Open a terminal and (hopefully your key repeat speed is high enough) hold down a character e.g. "x" to get continuous input into the terminal. This should be very smooth, you should see characters appearing rapidly and without pause.
Now relaunch the server with --ResourceUseDisplay.track_cpu_percent=True
.
Repeat the process. While holding down a key in the terminal you will notice frequent lags and pauses.
Expected behavior
The UI does not lag with the extension enabled.
Problem
The API handler does the right thing by running the call to psutil on a separate thread: https://github.com/jupyter-server/jupyter-resource-usage/blob/master/jupyter_resource_usage/api.py#L66
However the prometheus metrics uses a different implementation (why?) and does the same expensive operation on the main tornado thread which blocks other calls: https://github.com/jupyter-server/jupyter-resource-usage/blob/master/jupyter_resource_usage/metrics.py#L40
You can prove this is the root cause by simply disabling this and the following lines: https://github.com/jupyter-server/jupyter-resource-usage/blob/master/jupyter_resource_usage/server_extension.py#L22
When this callback is removed the UI no longer lags every second.
Thank you for opening your first issue in this project! Engagement like this is essential for open source projects! 🤗
If you haven't done so already, check out Jupyter's Code of Conduct. Also, please try to follow the issue template as it helps other other community members to contribute more effectively.
You can meet the other Jovyans by joining our Discourse forum. There is also an intro thread there where you can stop by and say Hi! 👋
Welcome to the Jupyter community! 🎉
Posted PR #124 which obviously doesn't solve the underlying issue but at least lets users who aren't using prometheus to avoid the issue.
A good solution is to also run psutil on a separate thread for Prometheus.
The best solution is two merge the code for getting metrics.
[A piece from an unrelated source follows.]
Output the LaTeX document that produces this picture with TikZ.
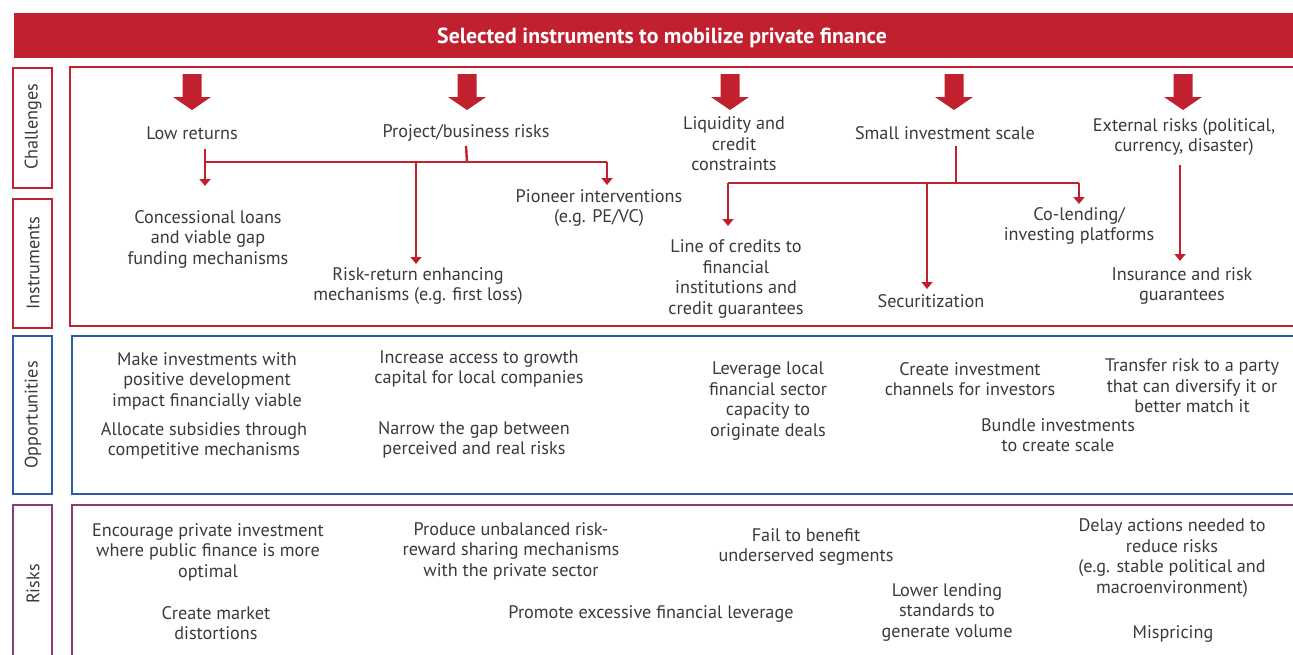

For example you could have the API handler use the most recent entry in the prometheus list of metrics
This turned out to be an issue for my deployments. To remedy the problem we ended up completely removing the Prometheus callback by commenting out the appropriate section in server_extension.py
The periodic Prometheus handler caused the introduction of "skipping" & "lag" while using jupyter-server-proxy to connect to a VNC server via a proxied websocket; making it completely unusable.